To a conspiracy theorist there is always a larger cause. Take the assassinations of Presidents Abraham Lincoln and John F. Kennedy, each of which was the premiere subject of conspiracy theorizing for many years, and remain popular subjects to this day. In both cases the official, and most widely accepted, version of the story is that a lone troubled soul, albeit one whose sympathies were shared by many others, shot and killed the President of the United States, the most powerful man in what was, at least during the time of JFK, the most powerful country in the world. If such random tragedy could strike such a man, how can any of us possibly feel safe? In a world in which even presidents are murdered and airplanes are crashed into buildings or explode in the sky due to fuel tank errors (the TWA 800 tragedy, which has its own crop of conspiracy theories) how can any of us feel safe on an airplane, or going to the theatre, or simply riding their car down an open street?

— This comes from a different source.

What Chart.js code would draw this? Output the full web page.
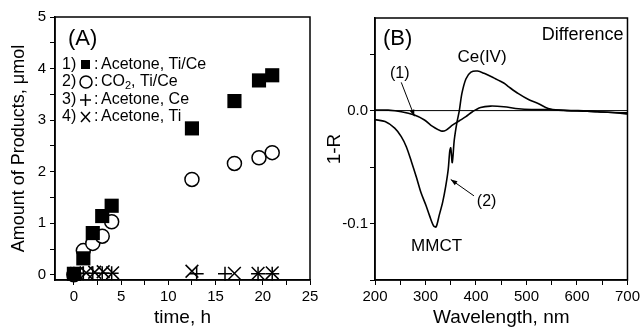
<!DOCTYPE html>
<html>
<head>
<meta charset="utf-8">
<script src="https://cdn.jsdelivr.net/npm/chart.js@4/dist/chart.umd.min.js"></script>
<style>
html, body { margin: 0; padding: 0; background: #fff; }
#chartA { position: absolute; left: 0; top: 0; }
#chartB { position: absolute; left: 322px; top: 0; }
</style>
</head>
<body>
<canvas id="chartA" width="322" height="327"></canvas>
<canvas id="chartB" width="321" height="327"></canvas>
<script>
// ---- panel (A): products vs irradiation time ----
var timeTiCe    = [0, 1, 2, 3, 4, 12.5, 17, 19.6, 21];
var acetoneTiCe = [0.02, 0.32, 0.81, 1.14, 1.34, 2.84, 3.37, 3.77, 3.87];
var co2TiCe     = [0.0, 0.47, 0.61, 0.75, 1.03, 1.85, 2.16, 2.27, 2.37];
var timeCe      = [0, 1, 2, 3, 4, 13, 16, 19.5, 21];
var acetoneCe   = [0.02, 0.03, 0.03, 0.03, 0.03, 0.02, 0.02, 0.02, 0.02];
var timeTi      = [0.3, 1.3, 2.2, 3.1, 4.1, 12.5, 17, 19.5, 21];
var acetoneTi   = [0.03, 0.04, 0.05, 0.06, 0.04, 0.07, 0.03, 0.03, 0.04];
var ticksTime   = [0, 2.5, 5, 7.5, 10, 12.5, 15, 17.5, 20, 22.5, 25];
var ticksAmount = [0, 0.5, 1, 1.5, 2, 2.5, 3, 3.5, 4, 4.5, 5];

// ---- panel (B): difference reflectance spectra ----
var wl1 = [200, 226, 252, 278, 298, 314, 331, 340, 354, 367, 380, 393, 409, 429, 455, 484, 510, 543, 580, 620, 660, 700];
var r1  = [0.0005, 0.0004, -0.001, -0.004, -0.0083, -0.014, -0.018, -0.0175, -0.0127, -0.009, -0.0054, -0.001, 0.0028, 0.004, 0.0034, 0.0016, 0.001, 0.001, 0.0, -0.0005, -0.0015, -0.002];
var wl2 = [200, 220, 239, 252, 262, 272, 282, 291, 301, 308, 316, 321, 327, 334, 340, 345, 348, 350, 353, 357, 362, 367, 372, 380, 390, 403, 416, 435, 455, 465, 484, 504, 523, 543, 563, 602, 641, 680, 700];
var r2  = [-0.008, -0.0097, -0.0155, -0.023, -0.032, -0.045, -0.059, -0.0725, -0.084, -0.093, -0.102, -0.103, -0.093, -0.081, -0.067, -0.052, -0.036, -0.033, -0.046, -0.026, -0.011, 0.0, 0.015, 0.028, 0.034, 0.035, 0.033, 0.029, 0.0244, 0.021, 0.015, 0.0098, 0.0063, 0.0019, 0.0004, 0.0, -0.001, -0.002, -0.003];
var wlZero = [200, 700];
var ticksWl = [200, 250, 300, 350, 400, 450, 500, 550, 600, 650, 700];
var ticksR  = [-0.15, -0.1, -0.05, 0, 0.05];

var FONT = '"Liberation Sans", Arial, sans-serif';

function pts(xs, ys) {
    return xs.map(function (x, i) { return {x: x, y: ys[i]}; });
}

function setTicks(values) {
    return function (scale) {
        scale.ticks = values.map(function (v) { return {value: v}; });
    };
}

var boxPlugin = {
    id: 'box',
    afterDraw: function (chart) {
        var a = chart.chartArea, ctx = chart.ctx;
        ctx.save();
        ctx.strokeStyle = '#000';
        ctx.lineWidth = 1.5;
        ctx.strokeRect(a.left, a.top, a.right - a.left, a.bottom - a.top);
        ctx.restore();
    }
};

var legendA = {
    id: 'legendA',
    afterDraw: function (chart) {
        var ctx = chart.ctx;
        ctx.save();
        ctx.fillStyle = '#000';
        ctx.strokeStyle = '#000';
        ctx.textBaseline = 'middle';
        ctx.font = '22px ' + FONT;
        ctx.fillText('(A)', 68, 39);

        ctx.font = '16px ' + FONT;
        var rows = [65, 82, 100, 117];
        ['1)', '2)', '3)', '4)'].forEach(function (t, i) {
            ctx.fillText(t, 62, rows[i]);
            ctx.fillText(':', 94, rows[i]);
        });
        // markers
        ctx.fillRect(81, rows[0] - 5, 9, 9);
        ctx.lineWidth = 1.5;
        ctx.beginPath();
        ctx.arc(86, rows[1], 6, 0, Math.PI * 2);
        ctx.stroke();
        ctx.beginPath();
        ctx.moveTo(80, rows[2]); ctx.lineTo(91, rows[2]);
        ctx.moveTo(85.5, rows[2] - 6); ctx.lineTo(85.5, rows[2] + 6);
        ctx.moveTo(81, rows[3] - 5); ctx.lineTo(90, rows[3] + 5);
        ctx.moveTo(81, rows[3] + 5); ctx.lineTo(90, rows[3] - 5);
        ctx.stroke();

        var tx = 101;
        ctx.fillText('Acetone, Ti/Ce', tx, rows[0]);
        ctx.fillText('CO', tx, rows[1]);
        var w = ctx.measureText('CO').width;
        ctx.font = '11px ' + FONT;
        ctx.fillText('2', tx + w, rows[1] + 4);
        var w2 = ctx.measureText('2').width;
        ctx.font = '16px ' + FONT;
        ctx.fillText(', Ti/Ce', tx + w + w2, rows[1]);
        ctx.fillText('Acetone, Ce', tx, rows[2]);
        ctx.fillText('Acetone, Ti', tx, rows[3]);
        ctx.restore();
    }
};

function arrow(ctx, x0, y0, x1, y1) {
    var ang = Math.atan2(y1 - y0, x1 - x0), L = 7;
    ctx.beginPath();
    ctx.moveTo(x0, y0);
    ctx.lineTo(x1, y1);
    ctx.stroke();
    ctx.beginPath();
    ctx.moveTo(x1, y1);
    ctx.lineTo(x1 - L * Math.cos(ang - 0.35), y1 - L * Math.sin(ang - 0.35));
    ctx.lineTo(x1 - L * Math.cos(ang + 0.35), y1 - L * Math.sin(ang + 0.35));
    ctx.closePath();
    ctx.fill();
}

var notesB = {
    id: 'notesB',
    afterDraw: function (chart) {
        var ctx = chart.ctx, a = chart.chartArea;
        var sx = chart.scales.x, sy = chart.scales.y;
        function px(x) { return sx.getPixelForValue(x); }
        function py(y) { return sy.getPixelForValue(y); }
        ctx.save();
        ctx.fillStyle = '#000';
        ctx.strokeStyle = '#000';
        ctx.lineWidth = 1;
        ctx.textBaseline = 'middle';
        ctx.textAlign = 'left';
        ctx.font = '22px ' + FONT;
        ctx.fillText('(B)', a.left + 8, a.top + 21);
        ctx.textAlign = 'right';
        ctx.font = '18px ' + FONT;
        ctx.fillText('Difference', a.right - 4, a.top + 17);
        ctx.textAlign = 'center';
        ctx.font = '17px ' + FONT;
        ctx.fillText('Ce(IV)', px(412), py(0.047));
        ctx.fillText('MMCT', px(322), py(-0.1206));
        ctx.font = '16px ' + FONT;
        ctx.fillText('(1)', px(249), py(0.0332));
        ctx.fillText('(2)', px(421), py(-0.0808));
        arrow(ctx, px(252), py(0.025), px(278), py(-0.005));
        arrow(ctx, px(396), py(-0.0755), px(350), py(-0.061));
        ctx.restore();
    }
};

var tickFont = {family: FONT, size: 15};
var titleFont = {family: FONT, size: 19, lineHeight: 1};

new Chart(document.getElementById('chartA'), {
    type: 'scatter',
    data: {
        datasets: [
            {
                label: 'Acetone, Ti/Ce',
                data: pts(timeTiCe, acetoneTiCe),
                pointStyle: 'rect',
                pointRadius: 10,
                backgroundColor: '#000',
                borderColor: '#000',
                borderWidth: 0,
                clip: false,
                order: 1
            },
            {
                label: 'CO2, Ti/Ce',
                data: pts(timeTiCe, co2TiCe),
                pointStyle: 'circle',
                pointRadius: 7,
                backgroundColor: '#fff',
                borderColor: '#000',
                borderWidth: 1.5,
                clip: false,
                order: 2
            },
            {
                label: 'Acetone, Ce',
                data: pts(timeCe, acetoneCe),
                pointStyle: 'cross',
                pointRadius: 7,
                borderColor: '#000',
                borderWidth: 1.5,
                clip: false,
                order: 3
            },
            {
                label: 'Acetone, Ti',
                data: pts(timeTi, acetoneTi),
                pointStyle: 'crossRot',
                pointRadius: 9,
                borderColor: '#000',
                borderWidth: 1.5,
                clip: false,
                order: 3
            }
        ]
    },
    options: {
        responsive: false,
        animation: false,
        layout: {padding: {top: 17, right: 12, left: 0, bottom: 0}},
        plugins: {legend: {display: false}, tooltip: {enabled: false}},
        scales: {
            x: {
                type: 'linear',
                min: -2,
                max: 25,
                afterBuildTicks: setTicks(ticksTime),
                afterFit: function (s) { s.height = 47; },
                grid: {drawOnChartArea: false, drawTicks: true, tickLength: 5, color: '#000'},
                border: {display: true, color: '#000', width: 1.5},
                ticks: {
                    color: '#000', font: tickFont, padding: 3, maxRotation: 0, autoSkip: false,
                    callback: function (v) { return v % 5 === 0 ? String(v) : ''; }
                },
                title: {display: true, text: 'time, h', color: '#000', font: titleFont, padding: {top: 0, bottom: 0}}
            },
            y: {
                type: 'linear',
                min: -0.1,
                max: 5,
                afterBuildTicks: setTicks(ticksAmount),
                afterFit: function (s) { s.width = 55; },
                grid: {drawOnChartArea: false, drawTicks: true, tickLength: 5, color: '#000'},
                border: {display: true, color: '#000', width: 1.5},
                ticks: {
                    color: '#000', font: tickFont, padding: 4, autoSkip: false,
                    callback: function (v) { return v % 1 === 0 ? String(v) : ''; }
                },
                title: {display: true, text: 'Amount of Products, \u03bcmol', color: '#000',
                        font: {family: FONT, size: 18, lineHeight: 1.2}, padding: {top: 8, bottom: 0}}
            }
        }
    },
    plugins: [boxPlugin, legendA]
});

new Chart(document.getElementById('chartB'), {
    type: 'scatter',
    data: {
        datasets: [
            {
                label: 'zero',
                data: pts(wlZero, [0, 0]),
                showLine: true,
                pointRadius: 0,
                borderColor: '#000',
                borderWidth: 1
            },
            {
                label: '(1)',
                data: pts(wl1, r1),
                showLine: true,
                pointRadius: 0,
                tension: 0.3,
                borderColor: '#000',
                borderWidth: 1.6
            },
            {
                label: '(2)',
                data: pts(wl2, r2),
                showLine: true,
                pointRadius: 0,
                tension: 0.3,
                borderColor: '#000',
                borderWidth: 1.6
            }
        ]
    },
    options: {
        responsive: false,
        animation: false,
        layout: {padding: {top: 18, right: 13, left: 0, bottom: 0}},
        plugins: {legend: {display: false}, tooltip: {enabled: false}},
        scales: {
            x: {
                type: 'linear',
                min: 200,
                max: 700,
                afterBuildTicks: setTicks(ticksWl),
                afterFit: function (s) { s.height = 47; },
                grid: {drawOnChartArea: false, drawTicks: true, tickLength: 5, color: '#000'},
                border: {display: true, color: '#000', width: 1.5},
                ticks: {
                    color: '#000', font: tickFont, padding: 3, maxRotation: 0, autoSkip: false,
                    callback: function (v) { return v % 100 === 0 ? String(v) : ''; }
                },
                title: {display: true, text: 'Wavelength, nm', color: '#000', font: titleFont, padding: {top: 0, bottom: 0}}
            },
            y: {
                type: 'linear',
                min: -0.15,
                max: 0.082,
                afterBuildTicks: setTicks(ticksR),
                afterFit: function (s) { s.width = 53; },
                grid: {drawOnChartArea: false, drawTicks: true, tickLength: 5, color: '#000'},
                border: {display: true, color: '#000', width: 1.5},
                ticks: {
                    color: '#000', font: tickFont, padding: 2, autoSkip: false,
                    callback: function (v) {
                        if (Math.abs(v) < 1e-9) return '0.0';
                        if (Math.abs(v + 0.1) < 1e-9) return '-0.1';
                        return '';
                    }
                },
                title: {display: true, text: '1-R', color: '#000',
                        font: {family: FONT, size: 19, lineHeight: 1.2}, padding: {top: 1, bottom: 0}}
            }
        }
    },
    plugins: [boxPlugin, notesB]
});
</script>
</body>
</html>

There are a few alternatives. For most people the answer is simply to be realistic; while tragedy can be random, it is also rare and a life lived in perpetual terror is a poor life indeed. Others do live in fear, barely functioning, and living a terrible agoraphobic life of isolation. And others find solace in a false order, of complex constructed narratives in which they either assign enormous power to the relatively powerless actor behind such tragedies, or assign an entirely imaginary actor in cases that truly were due to chance or sloppiness. It is easier to sleep at night when you believe that JFK was killed as a result of a vast and shadowy conspiracy, because by extension that is what it would take. If tragedy requires such incredible effort and resources, then we are all relatively safer, because who would bother with us? By arguing with such venom for the existence of a reality in which all of the world’s random accidents and low-tech terrorism are in fact the result of elaborate conspiracies conducted by the ostensibly powerful, conspiracy theorists are actually choosing order over chaos: a world in which they can sleep at night, because the knife in the shadow never misses its intended target.